**What to work on**
Transcribe each line of the material as it is, and drop any picture.

**Supplied data**
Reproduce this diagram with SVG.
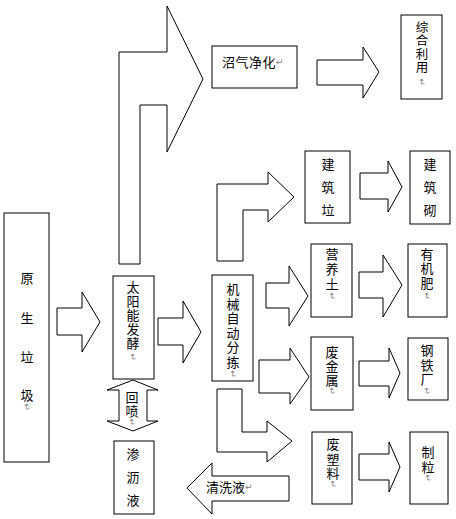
<svg xmlns="http://www.w3.org/2000/svg" width="456" height="519" viewBox="0 0 456 519">
<style>
.bg{fill:#fff}
.box{fill:#fff;stroke:#000;stroke-width:1}
.arr{fill:#fff;stroke:#000;stroke-width:1;stroke-linejoin:miter}
text{font-family:'Liberation Sans','Noto Sans CJK SC','DejaVu Sans',sans-serif;font-size:13px;fill:#000;dominant-baseline:central}
.v{text-anchor:middle}
.s{font-size:12.5px}
.m{font-size:9px;fill:#808080;text-anchor:middle}
</style>
<rect class="bg" x="0" y="0" width="456" height="519"/>
<g id="connectors">
<polygon class="arr" points="119,264 119,52 167,52 167,6 203,79 167,152 167,105 140,105 140,264"/>
<polygon class="arr" points="317,60 363,60 363,47 379,72 363,98 363,85 317,85"/>
<polygon class="arr" points="217,261 217,184 268,184 268,172 294,197 268,222 268,210 243,210 243,261"/>
<polygon class="arr" points="360,173 388,173 388,161 402,187 388,212 388,199 360,199"/>
<polygon class="arr" points="266,283 289,283 289,266 308,296 289,326 289,308 266,308"/>
<polygon class="arr" points="359,272 383,272 383,255 402,285 383,317 383,298 359,298"/>
<polygon class="arr" points="259,360 290,360 290,348 309,377 290,404 290,393 259,393"/>
<polygon class="arr" points="359,361 389,361 389,348 400,373 389,398 389,386 359,386"/>
<polygon class="arr" points="217,389 242,389 242,432 267,432 267,421 292,441 267,462 267,452 217,452"/>
<polygon class="arr" points="359,454 389,454 389,442 400,467 389,492 389,480 359,480"/>
<polygon class="arr" points="187,488 212,463 212,476 289,476 289,501 212,501 212,514"/>
<polygon class="arr" points="57,308 82,308 82,292 100,322 82,352 82,335 57,335"/>
<polygon class="arr" points="158,318 183,318 183,301 201,332 183,363 183,345 158,345"/>
<polygon class="arr" points="133,380 158,390 147,390 147,421 158,421 133,431 107,421 119,421 119,390 107,390"/>
<text x="206" y="487">清洗液<tspan class="m" style="text-anchor:start">↵</tspan></text>
<text class="v" x="132" y="397">回</text>
<text class="v" x="132" y="411">喷</text>
<text class="m" x="132" y="422" transform="rotate(90 132 422)">↵</text>
</g>
<g id="n-yuansheng">
<rect class="box" x="4" y="213" width="45" height="249"/>
<text class="v" x="27" y="278">原</text>
<text class="v" x="27" y="318">生</text>
<text class="v" x="27" y="357">垃</text>
<text class="v" x="27" y="395">圾</text>
<text class="m" x="27" y="407" transform="rotate(90 27 407)">↵</text>
</g>
<g id="n-taiyang">
<rect class="box" x="113" y="276" width="41" height="103"/>
<text class="v" x="133" y="287">太</text>
<text class="v" x="133" y="301">阳</text>
<text class="v" x="133" y="315">能</text>
<text class="v" x="133" y="329">发</text>
<text class="v" x="133" y="343">酵</text>
<text class="m" x="133" y="357" transform="rotate(90 133 357)">↵</text>
</g>
<g id="n-shenli">
<rect class="box" x="114" y="441" width="40" height="73"/>
<text class="v" x="133" y="454">渗</text>
<text class="v" x="133" y="477">沥</text>
<text class="v" x="133" y="500">液</text>
</g>
<g id="n-zhaoqi">
<rect class="box" x="212" y="46" width="85" height="42"/>
<text x="222" y="62" style="letter-spacing:0.5px">沼气净化<tspan class="m" style="text-anchor:start">↵</tspan></text>
</g>
<g id="n-zonghe">
<rect class="box" x="401" y="15" width="41" height="84"/>
<text class="v s" x="422" y="27.5">综</text>
<text class="v s" x="422" y="41">合</text>
<text class="v s" x="422" y="54.5">利</text>
<text class="v s" x="422" y="68">用</text>
<text class="m" x="422" y="82" transform="rotate(90 422 82)">↵</text>
</g>
<g id="n-jixie">
<rect class="box" x="212" y="275" width="41" height="106"/>
<text class="v" x="233" y="289">机</text>
<text class="v" x="233" y="304">械</text>
<text class="v" x="233" y="318">自</text>
<text class="v" x="233" y="333">动</text>
<text class="v" x="233" y="347">分</text>
<text class="v" x="233" y="362">拣</text>
<text class="m" x="233" y="374" transform="rotate(90 233 374)">↵</text>
</g>
<g id="n-jianzhu">
<rect class="box" x="305" y="151" width="45" height="72"/>
<text class="v" x="328" y="164">建</text>
<text class="v" x="328" y="187">筑</text>
<text class="v" x="328" y="210">垃</text>
</g>
<g id="n-jianzhuqi">
<rect class="box" x="410" y="151" width="40" height="73"/>
<text class="v" x="430" y="164">建</text>
<text class="v" x="430" y="187">筑</text>
<text class="v" x="430" y="210">砌</text>
</g>
<g id="n-yingyang">
<rect class="box" x="311" y="244" width="41" height="73"/>
<text class="v" x="332" y="254">营</text>
<text class="v" x="332" y="269">养</text>
<text class="v" x="332" y="284">土</text>
<text class="m" x="332" y="296" transform="rotate(90 332 296)">↵</text>
</g>
<g id="n-youji">
<rect class="box" x="408" y="244" width="39" height="73"/>
<text class="v" x="427" y="254">有</text>
<text class="v" x="427" y="268">机</text>
<text class="v" x="427" y="283">肥</text>
<text class="m" x="427" y="296" transform="rotate(90 427 296)">↵</text>
</g>
<g id="n-feijin">
<rect class="box" x="311" y="337" width="42" height="73"/>
<text class="v" x="332" y="352">废</text>
<text class="v" x="332" y="366">金</text>
<text class="v" x="332" y="380">属</text>
<text class="m" x="332" y="391" transform="rotate(90 332 391)">↵</text>
</g>
<g id="n-gangtie">
<rect class="box" x="408" y="338" width="40" height="62"/>
<text class="v" x="427" y="350">钢</text>
<text class="v" x="427" y="365">铁</text>
<text class="v" x="427" y="379">厂</text>
<text class="m" x="427" y="391" transform="rotate(90 427 391)">↵</text>
</g>
<g id="n-feisu">
<rect class="box" x="312" y="432" width="40" height="72"/>
<text class="v" x="333" y="444">废</text>
<text class="v" x="333" y="459">塑</text>
<text class="v" x="333" y="473">料</text>
<text class="m" x="333" y="484" transform="rotate(90 333 484)">↵</text>
</g>
<g id="n-zhili">
<rect class="box" x="410" y="432" width="38" height="72"/>
<text class="v" x="428" y="452">制</text>
<text class="v" x="428" y="467">粒</text>
<text class="m" x="428" y="478" transform="rotate(90 428 478)">↵</text>
</g>
</svg>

**Result**
Reproduce this diagram with SVG.
<svg xmlns="http://www.w3.org/2000/svg" width="456" height="519" viewBox="0 0 456 519">
<style>
.bg{fill:#fff}
.box{fill:#fff;stroke:#000;stroke-width:1}
.arr{fill:#fff;stroke:#000;stroke-width:1;stroke-linejoin:miter}
text{font-family:'Liberation Sans','Noto Sans CJK SC','DejaVu Sans',sans-serif;font-size:13px;fill:#000;dominant-baseline:central}
.v{text-anchor:middle}
.s{font-size:12.5px}
.m{font-size:9px;fill:#808080;text-anchor:middle}
</style>
<rect class="bg" x="0" y="0" width="456" height="519"/>
<g id="connectors">
<polygon class="arr" points="119,264 119,52 167,52 167,6 203,79 167,152 167,105 140,105 140,264"/>
<polygon class="arr" points="317,60 363,60 363,47 379,72 363,98 363,85 317,85"/>
<polygon class="arr" points="217,261 217,184 268,184 268,172 294,197 268,222 268,210 243,210 243,261"/>
<polygon class="arr" points="360,173 388,173 388,161 402,187 388,212 388,199 360,199"/>
<polygon class="arr" points="266,283 289,283 289,266 308,296 289,326 289,308 266,308"/>
<polygon class="arr" points="359,272 383,272 383,255 402,285 383,317 383,298 359,298"/>
<polygon class="arr" points="259,360 290,360 290,348 309,377 290,404 290,393 259,393"/>
<polygon class="arr" points="359,361 389,361 389,348 400,373 389,398 389,386 359,386"/>
<polygon class="arr" points="217,389 242,389 242,432 267,432 267,421 292,441 267,462 267,452 217,452"/>
<polygon class="arr" points="359,454 389,454 389,442 400,467 389,492 389,480 359,480"/>
<polygon class="arr" points="187,488 212,463 212,476 289,476 289,501 212,501 212,514"/>
<polygon class="arr" points="57,308 82,308 82,292 100,322 82,352 82,335 57,335"/>
<polygon class="arr" points="158,318 183,318 183,301 201,332 183,363 183,345 158,345"/>
<polygon class="arr" points="133,380 158,390 147,390 147,421 158,421 133,431 107,421 119,421 119,390 107,390"/>
<text x="206" y="487">清洗液<tspan class="m" style="text-anchor:start">↵</tspan></text>
<text class="v" x="132" y="397">回</text>
<text class="v" x="132" y="411">喷</text>
<text class="m" x="132" y="422" transform="rotate(90 132 422)">↵</text>
</g>
<g id="n-yuansheng">
<rect class="box" x="4" y="213" width="45" height="249"/>
<text class="v" x="27" y="278">原</text>
<text class="v" x="27" y="318">生</text>
<text class="v" x="27" y="357">垃</text>
<text class="v" x="27" y="395">圾</text>
<text class="m" x="27" y="407" transform="rotate(90 27 407)">↵</text>
</g>
<g id="n-taiyang">
<rect class="box" x="113" y="276" width="41" height="103"/>
<text class="v" x="133" y="287">太</text>
<text class="v" x="133" y="301">阳</text>
<text class="v" x="133" y="315">能</text>
<text class="v" x="133" y="329">发</text>
<text class="v" x="133" y="343">酵</text>
<text class="m" x="133" y="357" transform="rotate(90 133 357)">↵</text>
</g>
<g id="n-shenli">
<rect class="box" x="114" y="441" width="40" height="73"/>
<text class="v" x="133" y="454">渗</text>
<text class="v" x="133" y="477">沥</text>
<text class="v" x="133" y="500">液</text>
</g>
<g id="n-zhaoqi">
<rect class="box" x="212" y="46" width="85" height="42"/>
<text x="222" y="62" style="letter-spacing:0.5px">沼气净化<tspan class="m" style="text-anchor:start">↵</tspan></text>
</g>
<g id="n-zonghe">
<rect class="box" x="401" y="15" width="41" height="84"/>
<text class="v s" x="422" y="27.5">综</text>
<text class="v s" x="422" y="41">合</text>
<text class="v s" x="422" y="54.5">利</text>
<text class="v s" x="422" y="68">用</text>
<text class="m" x="422" y="82" transform="rotate(90 422 82)">↵</text>
</g>
<g id="n-jixie">
<rect class="box" x="212" y="275" width="41" height="106"/>
<text class="v" x="233" y="289">机</text>
<text class="v" x="233" y="304">械</text>
<text class="v" x="233" y="318">自</text>
<text class="v" x="233" y="333">动</text>
<text class="v" x="233" y="347">分</text>
<text class="v" x="233" y="362">拣</text>
<text class="m" x="233" y="374" transform="rotate(90 233 374)">↵</text>
</g>
<g id="n-jianzhu">
<rect class="box" x="305" y="151" width="45" height="72"/>
<text class="v" x="328" y="164">建</text>
<text class="v" x="328" y="187">筑</text>
<text class="v" x="328" y="210">垃</text>
</g>
<g id="n-jianzhuqi">
<rect class="box" x="410" y="151" width="40" height="73"/>
<text class="v" x="430" y="164">建</text>
<text class="v" x="430" y="187">筑</text>
<text class="v" x="430" y="210">砌</text>
</g>
<g id="n-yingyang">
<rect class="box" x="311" y="244" width="41" height="73"/>
<text class="v" x="332" y="254">营</text>
<text class="v" x="332" y="269">养</text>
<text class="v" x="332" y="284">土</text>
<text class="m" x="332" y="296" transform="rotate(90 332 296)">↵</text>
</g>
<g id="n-youji">
<rect class="box" x="408" y="244" width="39" height="73"/>
<text class="v" x="427" y="254">有</text>
<text class="v" x="427" y="268">机</text>
<text class="v" x="427" y="283">肥</text>
<text class="m" x="427" y="296" transform="rotate(90 427 296)">↵</text>
</g>
<g id="n-feijin">
<rect class="box" x="311" y="337" width="42" height="73"/>
<text class="v" x="332" y="352">废</text>
<text class="v" x="332" y="366">金</text>
<text class="v" x="332" y="380">属</text>
<text class="m" x="332" y="391" transform="rotate(90 332 391)">↵</text>
</g>
<g id="n-gangtie">
<rect class="box" x="408" y="338" width="40" height="62"/>
<text class="v" x="427" y="350">钢</text>
<text class="v" x="427" y="365">铁</text>
<text class="v" x="427" y="379">厂</text>
<text class="m" x="427" y="391" transform="rotate(90 427 391)">↵</text>
</g>
<g id="n-feisu">
<rect class="box" x="312" y="432" width="40" height="72"/>
<text class="v" x="333" y="444">废</text>
<text class="v" x="333" y="459">塑</text>
<text class="v" x="333" y="473">料</text>
<text class="m" x="333" y="484" transform="rotate(90 333 484)">↵</text>
</g>
<g id="n-zhili">
<rect class="box" x="410" y="432" width="38" height="72"/>
<text class="v" x="428" y="452">制</text>
<text class="v" x="428" y="467">粒</text>
<text class="m" x="428" y="478" transform="rotate(90 428 478)">↵</text>
</g>
</svg>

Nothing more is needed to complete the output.